Building leaders for the team’s future is something both Baxter and Andrews said is another benefit of the summer program.

“It’s also building leadership,” Baxter said of sophomore summer players like Howard McDonald, Cole Adams and Crowley, among others. “Some of the guys that were sophomores, we need them. The team has to have that.”

Andrews agreed, talking about the strides Thorsen and Deszell have made.

“We want to ride those guys. Elliot is a leader. He crushes the ball, he’s a great hitter. He’s got confidence,” Andrews said. “Brian is a phenomenal quiet leader. He does everything we ask. He works hard. We try to train them to be leaders, to tae charge. Brian and Elliot have done that.”

As a player with time under his belt at the high school level, Hewey said it’s also nice to break new young guys into the program.

“I played with them for school ball,” he said. “Now we get the younger guys coming up, playing with us.”
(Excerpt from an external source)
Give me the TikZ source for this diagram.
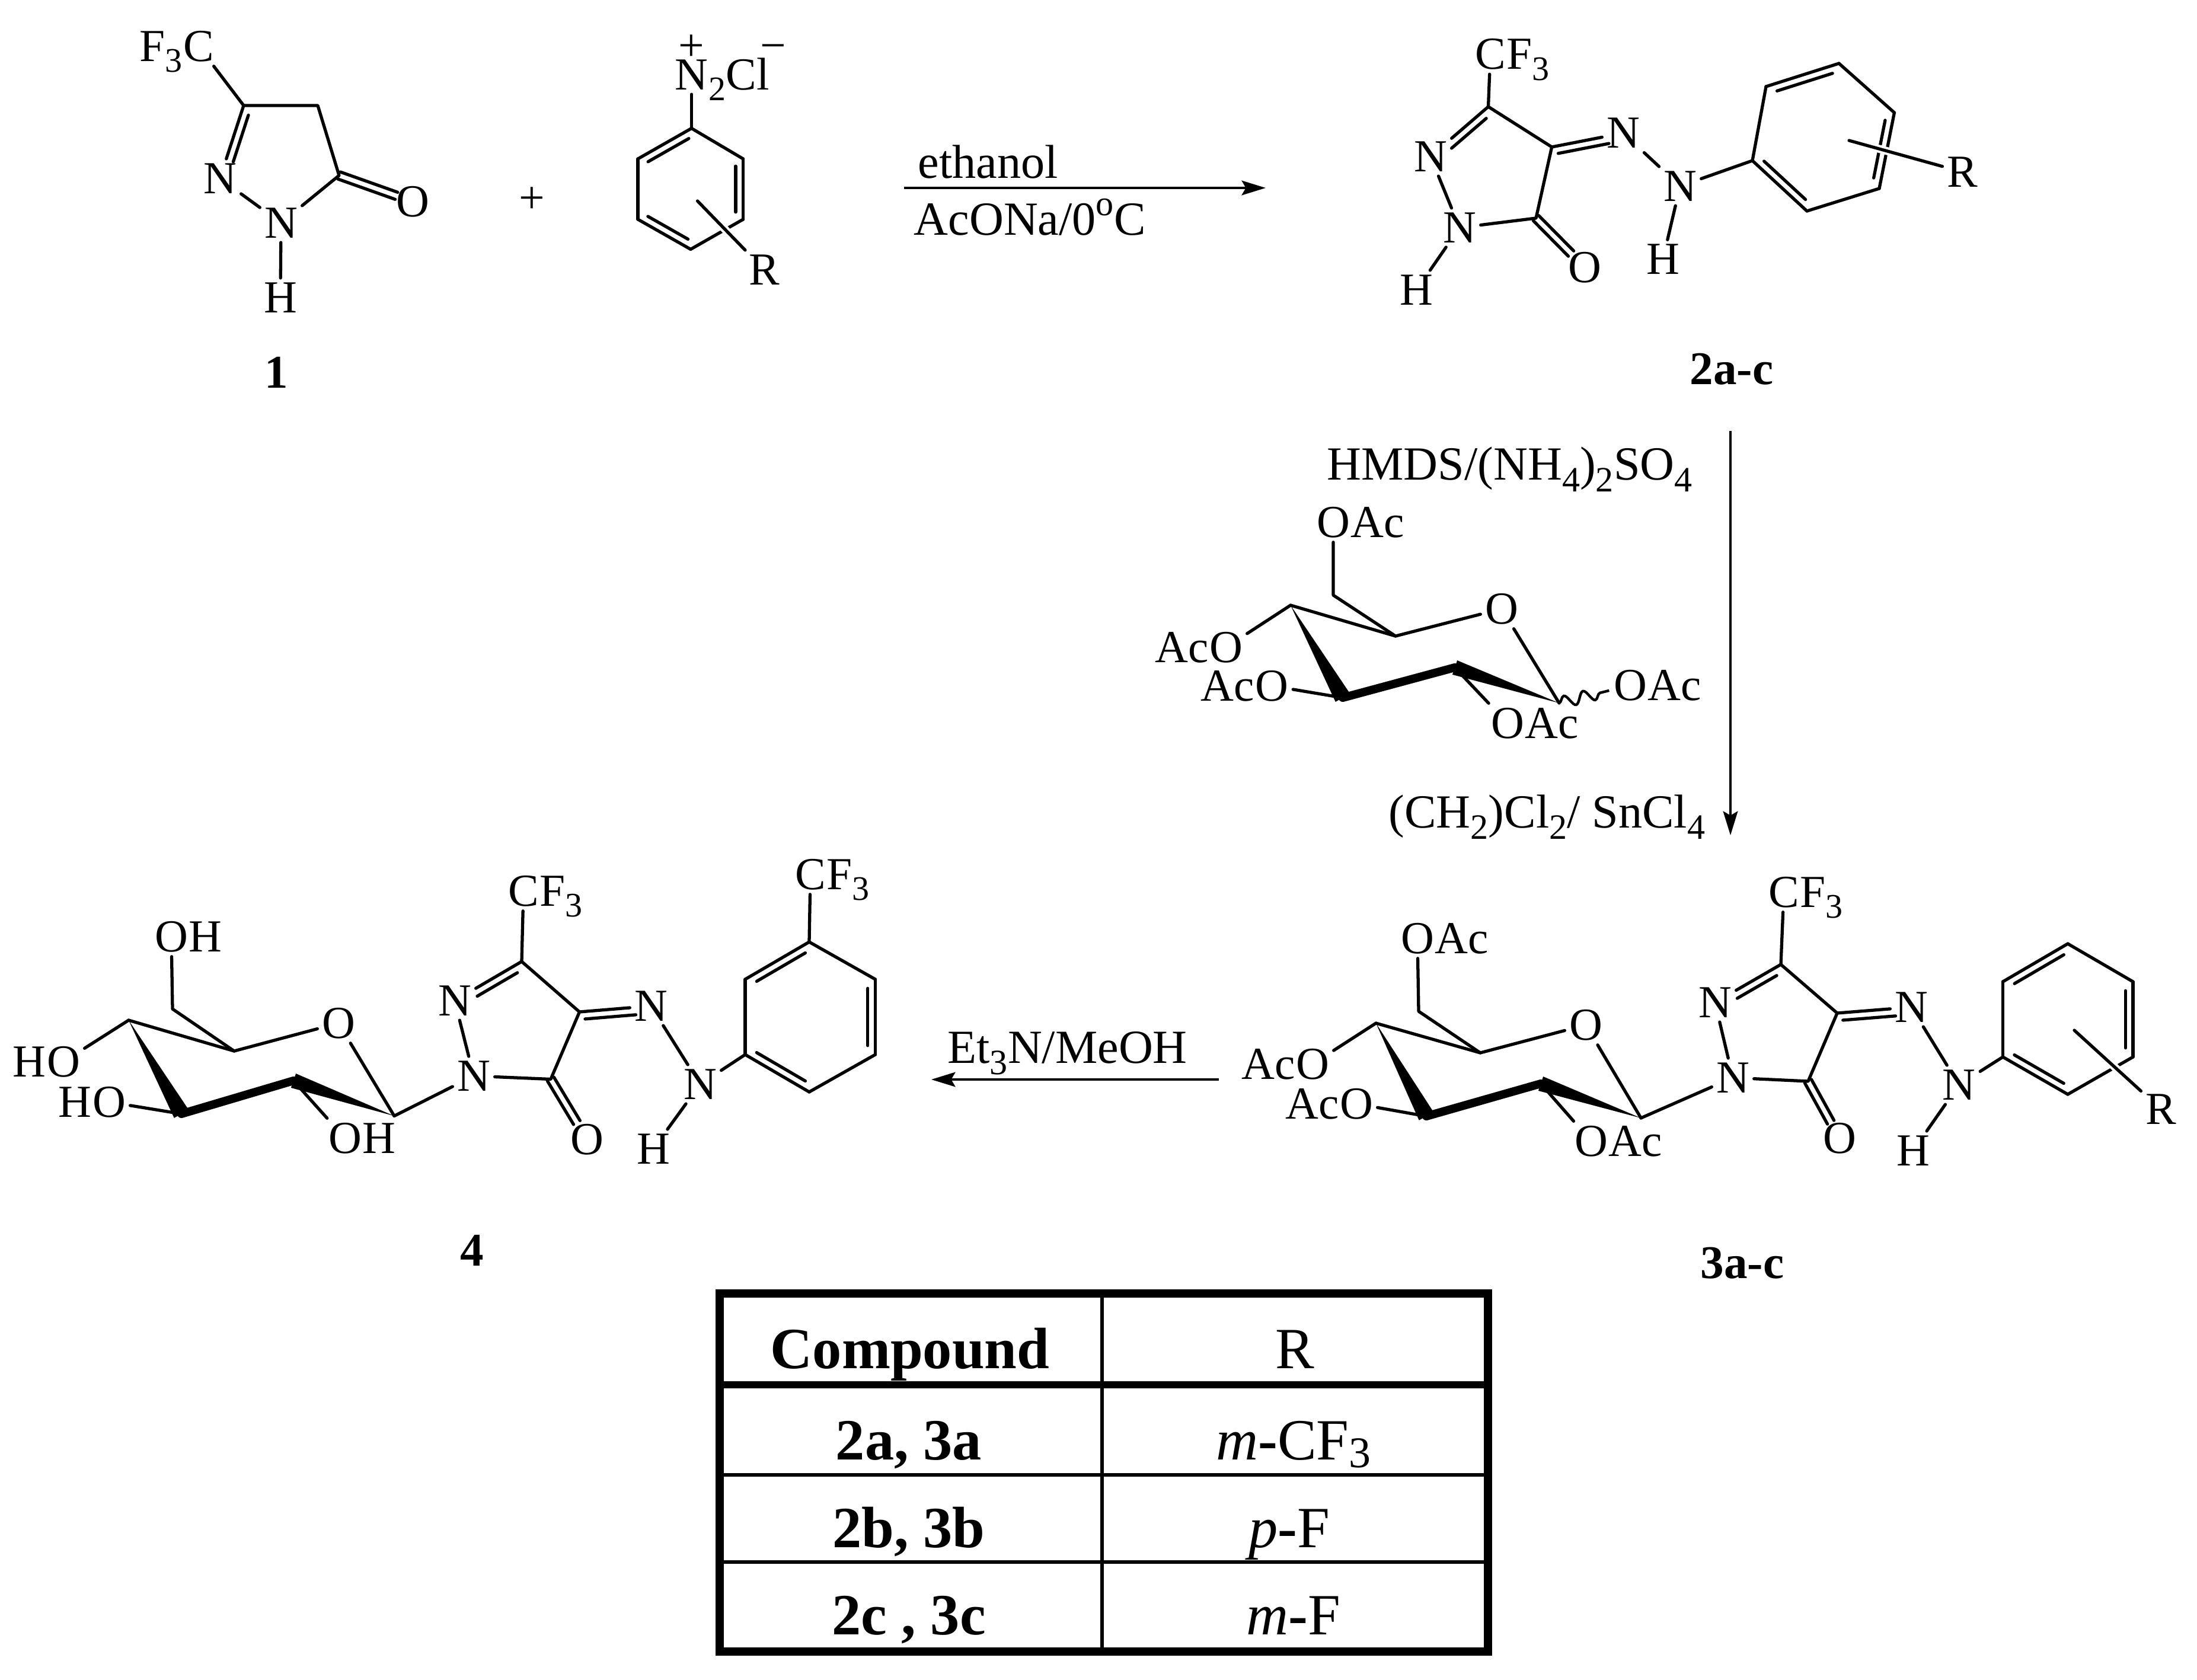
\documentclass[tikz,border=0pt]{standalone}
\usepackage{fontspec}
\usepackage{graphicx}
\setmainfont{Liberation Serif}
\usetikzlibrary{arrows.meta,calc,decorations.pathmorphing}

\newcommand{\chemf}{\fontsize{22}{26}\selectfont}
\newcommand{\reagf}{\fontsize{22.8}{27}\selectfont}
\newcommand{\labf}{\fontsize{22.5}{27}\selectfont\bfseries}
\newcommand{\tabf}{\fontsize{28}{32}\selectfont}
\newcommand{\sbs}[1]{\raisebox{-.24em}{\scalebox{.75}{#1}}}
\newcommand{\tsb}[1]{\raisebox{-.14em}{\scalebox{.75}{#1}}}
\newcommand{\sps}[1]{\raisebox{.42em}{\scalebox{.75}{#1}}}
\newcommand{\ofl}[5]{\draw[bond] ($(#1)!#4!(#2)!#3!90:(#2)$) -- ($(#1)!#5!(#2)!#3!90:(#2)$);}
\newcommand{\dbl}[5]{\draw[bond] (#1) -- (#2); \ofl{#1}{#2}{#3}{#4}{#5}}
\newcommand{\dbo}[4]{\ofl{#1}{#2}{#3}{0}{#4} \ofl{#1}{#2}{-#3}{0}{#4}}
\newcommand{\bzring}[6]{
	\dbl{#1}{#2}{-3.6pt}{.12}{.88}
	\draw[bond] (#2) -- (#3);
	\dbl{#3}{#4}{-3.6pt}{.12}{.88}
	\draw[bond] (#4) -- (#5);
	\dbl{#5}{#6}{-3.6pt}{.12}{.88}
	\draw[bond] (#6) -- (#1);
}
\newcommand{\wedgeb}[3]{\fill (#1) -- ($(#2)!#3!90:(#1)$) -- ($(#2)!#3!-90:(#1)$) -- cycle;}
\newcommand{\sugarbonds}[1]{
	\draw[bond] (#1_o6) -- (#1_c6) -- (#1_c5);
	\draw[bond] (#1_c4) -- (#1_c5) -- (#1_o5);
	\draw[bond] (#1_o5) -- (#1_c1);
	\draw[bond] (#1_c4) -- (#1_o4);
	\draw[bond] (#1_o3) -- (#1_c3);
	\draw[bond] (#1_c2) -- (#1_o2);
	\wedgeb{#1_c4}{#1_c3}{4pt}
	\draw[boldbond] (#1_c3) -- (#1_c2);
	\wedgeb{#1_c1}{#1_c2}{3.6pt}
}
\newcommand{\hydrazone}[1]{
	\dbl{#1_c3}{#1_n2}{3.6pt}{.12}{.72}
	\draw[bond] (#1_c3) -- (#1_cf);
	\draw[bond] (#1_c3) -- (#1_c4) -- (#1_c5) -- (#1_n1);
	\draw[bond] (#1_n1) -- (#1_n2);
	\dbl{#1_c4}{#1_na}{-3.6pt}{.07}{.78}
	\dbo{#1_c5}{#1_o}{1.8pt}{.72}
	\draw[bond] (#1_na) -- (#1_nb);
	\draw[bond] (#1_nb) -- (#1_h);
}

\begin{document}
\begin{tikzpicture}[x=0.01cm,y=-0.01cm,
	atom/.style={inner sep=2pt,font=\chemf},
	txt/.style={inner sep=0pt,font=\reagf,anchor=base west},
	txtl/.style={inner sep=0pt,font=\chemf,anchor=base east,xshift=2pt},
	txtr/.style={inner sep=0pt,font=\chemf,anchor=base west,xshift=-2pt},
	lab/.style={inner sep=0pt,font=\labf},
	tabt/.style={inner sep=0pt,font=\tabf,anchor=base},
	bond/.style={line width=1.5pt,line cap=round,line join=round},
	boldbond/.style={line width=4pt,line cap=round},
	rbond/.style={bond,preaction={draw,white,line width=3.8pt,line cap=butt}},
	wavy/.style={line width=1.25pt,decorate,decoration={snake,segment length=9.5pt,amplitude=2.8pt}},
	rxn/.style={line width=1.2pt,-{Stealth[length=11.5pt,width=7pt,inset=2pt]}},
	tabframe/.style={line width=4pt},
	tabhead/.style={line width=3.4pt},
	tabrule/.style={line width=1.7pt}]
	
\useasboundingbox (0,0) rectangle (3706,2834);

\path (411,178) coordinate (p1_c3) (536,178) coordinate (p1_c4) (572,296) coordinate (p1_c5);
\node[atom] (p1_n2) at (371,301) {N};
\node[atom] (p1_n1) at (474,376) {N};
\node[atom] (p1_h) at (473,502) {H};
\node[atom] (p1_o) at (696,340) {O};
\node[atom] (p1_cf) at (335,78) {C};
\node[txtl] (p1_f3) at (p1_cf.base west) {F\sbs{3}};
\dbl{p1_c3}{p1_n2}{3.6pt}{.1}{.74}
\draw[bond] (p1_cf) -- (p1_c3) -- (p1_c4) -- (p1_c5) -- (p1_n1);
\draw[bond] (p1_n2) -- (p1_n1);
\draw[bond] (p1_n1) -- (p1_h);
\dbo{p1_c5}{p1_o}{1.8pt}{.78}
\node[lab] (p1_lab) at (466,628) {1};

\node[atom] (plus_sign) at (897,338) {+};

\path (1166.5,216.5) coordinate (dz_a) (1253.6,268) coordinate (dz_b) (1253.6,370) coordinate (dz_c)
	(1165,420.5) coordinate (dz_d) (1076,370) coordinate (dz_e) (1076,268) coordinate (dz_f)
	(1176.5,339) coordinate (dz_rs);
\node[atom] (dz_n) at (1166.5,126) {N};
\node[txtr] (dz_cl) at (dz_n.base east) {\sbs{2}Cl};
\node[atom] (dz_plus) at (1166.5,81) {+};
\node[atom] (dz_minus) at (1304,89) {−};
\node[atom] (dz_r) at (1289,455) {R};
\draw[bond] (dz_n) -- (dz_a);
\bzring{dz_b}{dz_c}{dz_d}{dz_e}{dz_f}{dz_a}
\draw[rbond] (dz_rs) -- (dz_r);

\coordinate (rxn1_s) at (1525,317);
\coordinate (rxn1_e) at (2135,317);
\draw[rxn] (rxn1_s) -- (rxn1_e);
\node[txt] (rxn1_top) at (1548,301) {ethanol};
\node[txt] (rxn1_bot) at (1541,397) {AcONa/0\sps{o}C};

\path (2510.5,180) coordinate (p2_c3) (2617.6,248) coordinate (p2_c4) (2591,368) coordinate (p2_c5);
\node[atom] (p2_cf) at (2514,91.5) {C};
\node[txtr] (p2_f3) at (p2_cf.base east) {F\sbs{3}};
\node[atom] (p2_n2) at (2413,264) {N};
\node[atom] (p2_n1) at (2462,384) {N};
\node[atom] (p2_h1) at (2389.5,489) {H};
\node[atom] (p2_o) at (2673,451) {O};
\node[atom] (p2_na) at (2738,224.5) {N};
\node[atom] (p2_nb) at (2834,314) {N};
\node[atom] (p2_h) at (2805,437.5) {H};
\hydrazone{p2}
\draw[bond] (p2_n1) -- (p2_h1);
\path (2956,271) coordinate (p2_a) (2979,146) coordinate (p2_b) (3102,107) coordinate (p2_c)
	(3195.4,190) coordinate (p2_d) (3170,318) coordinate (p2_e) (3048,356) coordinate (p2_f)
	(3119,237) coordinate (p2_rs);
\draw[bond] (p2_nb) -- (p2_a);
\bzring{p2_b}{p2_c}{p2_d}{p2_e}{p2_f}{p2_a}
\node[atom] (p2_r) at (3310,290) {R};
\draw[rbond] (p2_rs) -- (p2_r);
\node[lab] (p2_lab) at (2921,623) {2a-c};

\coordinate (rxn2_s) at (2919,727);
\coordinate (rxn2_e) at (2919,1409);
\draw[rxn] (rxn2_s) -- (rxn2_e);
\node[txt] (rxn2_top) at (2238,810) {HMDS/(NH\sbs{4})\sbs{2}SO\sbs{4}};
\node[txt] (rxn2_bot) at (2342,1396) {(CH\sbs{2})Cl\sbs{2}/ SnCl\sbs{4}};

\path (2630,1186) coordinate (s2_c1) (2454,1126) coordinate (s2_c2) (2265,1177) coordinate (s2_c3)
	(2177,1021) coordinate (s2_c4) (2354,1073) coordinate (s2_c5) (2249,1004) coordinate (s2_c6);
\node[atom] (s2_o5) at (2533,1027) {O};
\node[atom] (s2_o6) at (2249,881) {O};
\node[txtr] (s2_ac6) at (s2_o6.base east) {Ac};
\node[atom] (s2_o4) at (2068,1092) {O};
\node[txtl] (s2_ac4) at (s2_o4.base west) {Ac};
\node[atom] (s2_o3) at (2145.5,1157) {O};
\node[txtl] (s2_ac3) at (s2_o3.base west) {Ac};
\node[atom] (s2_o2) at (2543,1220) {O};
\node[txtr] (s2_ac2) at (s2_o2.base east) {Ac};
\node[atom] (s2_o1) at (2750,1156) {O};
\node[txtr] (s2_ac1) at (s2_o1.base east) {Ac};
\sugarbonds{s2}
\draw[wavy] (s2_c1) -- (s2_o1);

\path (3004,1627) coordinate (p3_c3) (3099,1709) coordinate (p3_c4) (3050,1824) coordinate (p3_c5);
\node[atom] (p3_cf) at (3009,1505) {C};
\node[txtr] (p3_f3) at (p3_cf.base east) {F\sbs{3}};
\node[atom] (p3_n2) at (2893,1691) {N};
\node[atom] (p3_n1) at (2923,1818) {N};
\node[atom] (p3_o) at (3103,1920) {O};
\node[atom] (p3_na) at (3224,1699) {N};
\node[atom] (p3_nb) at (3304.5,1830) {N};
\node[atom] (p3_h) at (3227,1941) {H};
\hydrazone{p3}
\path (3378.5,1783) coordinate (p3_a) (3378.5,1656) coordinate (p3_b) (3488,1592) coordinate (p3_c)
	(3598,1656) coordinate (p3_d) (3598,1783) coordinate (p3_e) (3488,1846) coordinate (p3_f)
	(3499,1738) coordinate (p3_rs);
\draw[bond] (p3_nb) -- (p3_a);
\bzring{p3_b}{p3_c}{p3_d}{p3_e}{p3_f}{p3_a}
\node[atom] (p3_r) at (3645,1871) {R};
\draw[rbond] (p3_rs) -- (p3_r);
\path (2768,1886) coordinate (s3_c1) (2599,1828) coordinate (s3_c2) (2406,1883) coordinate (s3_c3)
	(2321,1726) coordinate (s3_c4) (2497,1776) coordinate (s3_c5) (2393,1706) coordinate (s3_c6);
\node[atom] (s3_o5) at (2675,1729) {O};
\node[atom] (s3_o6) at (2391,1583) {O};
\node[txtr] (s3_ac6) at (s3_o6.base east) {Ac};
\node[atom] (s3_o4) at (2214,1795) {O};
\node[txtl] (s3_ac4) at (s3_o4.base west) {Ac};
\node[atom] (s3_o3) at (2288,1862) {O};
\node[txtl] (s3_ac3) at (s3_o3.base west) {Ac};
\node[atom] (s3_o2) at (2684,1925) {O};
\node[txtr] (s3_ac2) at (s3_o2.base east) {Ac};
\sugarbonds{s3}
\draw[bond] (s3_c1) -- (p3_n1);
\node[lab] (p3_lab) at (2939,2131) {3a-c};

\coordinate (rxn3_s) at (2056,1821);
\coordinate (rxn3_e) at (1571,1821);
\draw[rxn] (rxn3_s) -- (rxn3_e);
\node[txt] (rxn3_top) at (1598,1793) {Et\sbs{3}N/MeOH};

\path (880,1622) coordinate (p4_c3) (977.5,1707) coordinate (p4_c4) (929,1820.5) coordinate (p4_c5);
\node[atom] (p4_cf) at (883,1503) {C};
\node[txtr] (p4_f3) at (p4_cf.base east) {F\sbs{3}};
\node[atom] (p4_n2) at (767,1688) {N};
\node[atom] (p4_n1) at (799,1815) {N};
\node[atom] (p4_o) at (990,1922) {O};
\node[atom] (p4_na) at (1098,1697) {N};
\node[atom] (p4_nb) at (1181,1829) {N};
\node[atom] (p4_h) at (1102,1938) {H};
\hydrazone{p4}
\path (1257,1779) coordinate (p4_a) (1257,1652) coordinate (p4_b) (1365,1589) coordinate (p4_c)
	(1476.5,1652) coordinate (p4_d) (1476.5,1779) coordinate (p4_e) (1365,1842) coordinate (p4_f);
\draw[bond] (p4_nb) -- (p4_a);
\bzring{p4_b}{p4_c}{p4_d}{p4_e}{p4_f}{p4_a}
\node[atom] (p4_cf2) at (1367,1475) {C};
\node[txtr] (p4_f32) at (p4_cf2.base east) {F\sbs{3}};
\draw[bond] (p4_c) -- (p4_cf2);
\path (665,1882.5) coordinate (s4_c1) (495,1823) coordinate (s4_c2) (306,1879) coordinate (s4_c3)
	(217,1721) coordinate (s4_c4) (395,1773) coordinate (s4_c5) (291,1702) coordinate (s4_c6);
\node[atom] (s4_o5) at (571,1726) {O};
\node[atom] (s4_o6) at (289,1580) {O};
\node[txtr] (s4_h6) at (s4_o6.base east) {H};
\node[atom] (s4_o4) at (107,1791) {O};
\node[txtl] (s4_h4) at (s4_o4.base west) {H};
\node[atom] (s4_o3) at (184,1859) {O};
\node[txtl] (s4_h3) at (s4_o3.base west) {H};
\node[atom] (s4_o2) at (582,1920) {O};
\node[txtr] (s4_h2) at (s4_o2.base east) {H};
\sugarbonds{s4}
\draw[bond] (s4_c1) -- (p4_n1);
\node[lab] (p4_lab) at (796,2109) {4};

\path (1214,2182) coordinate (tab_nw) (2510,2786) coordinate (tab_se)
	(1214,2336) coordinate (tab_h1) (2510,2336) coordinate (tab_h2)
	(1214,2488) coordinate (tab_a1) (2510,2488) coordinate (tab_a2)
	(1214,2635) coordinate (tab_b1) (2510,2635) coordinate (tab_b2)
	(1858.6,2182) coordinate (tab_v1) (1858.6,2786) coordinate (tab_v2);
\draw[tabhead] (tab_h1) -- (tab_h2);
\draw[tabrule] (tab_a1) -- (tab_a2);
\draw[tabrule] (tab_b1) -- (tab_b2);
\draw[tabrule] (tab_v1) -- (tab_v2);
\draw[tabframe] (tab_nw) rectangle (tab_se);
\node[tabt,font=\tabf\bfseries] (tab_c0) at (1535,2308) {Compound};
\node[tabt] (tab_r0) at (2184.5,2308) {R};
\node[tabt,font=\tabf\bfseries] (tab_c1) at (1533,2462) {2a, 3a};
\node[tabt] (tab_r1) at (2182,2462) {\textit{m}\textbf{-}CF\tsb{3}};
\node[tabt,font=\tabf\bfseries] (tab_c2) at (1533,2610) {2b, 3b};
\node[tabt] (tab_r2) at (2175,2610) {\textit{p}\textbf{-}F};
\node[tabt,font=\tabf\bfseries] (tab_c3) at (1533,2757) {2c , 3c};
\node[tabt] (tab_r3) at (2182,2757) {\textit{m}\textbf{-}F};

\end{tikzpicture}
\end{document}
Making the transition to high school baseball was certainly eased in Thorsen’s opinion.

“A lot,” he said. “It makes the shift so much easier from junior high. It’s just extra baseball, which is always better.”

And for new summer players like Crow, the experience is already paying off.

“I’ve learned so much, just him yelling at me,” Crow joked of Andrews. “He’s an amazing coach.”

With two teams advancing, Andrews said it speaks volumes for baseball in central Kitsap County.

“It’s awesome for our community to see two teams go on,” he said. “That doesn’t happen very often.”

With both squads set to depart for Spokane (things get started Wednesday), Andrews said he’s telling his kids to relish the experience. He added as a high school summer player, he remembered his team’s trip to state.

“That stuff you can’t pay money for,” he said.

Which is why he too is willing to cut a family vacation to Lake Cushman a little short, even if that might have other repercussions.

“I’m gonna have to cut my vacation short about five days,” Andrews said. “So I’ll get a couple days and be out of there. It’s OK though. My wife is very understanding.”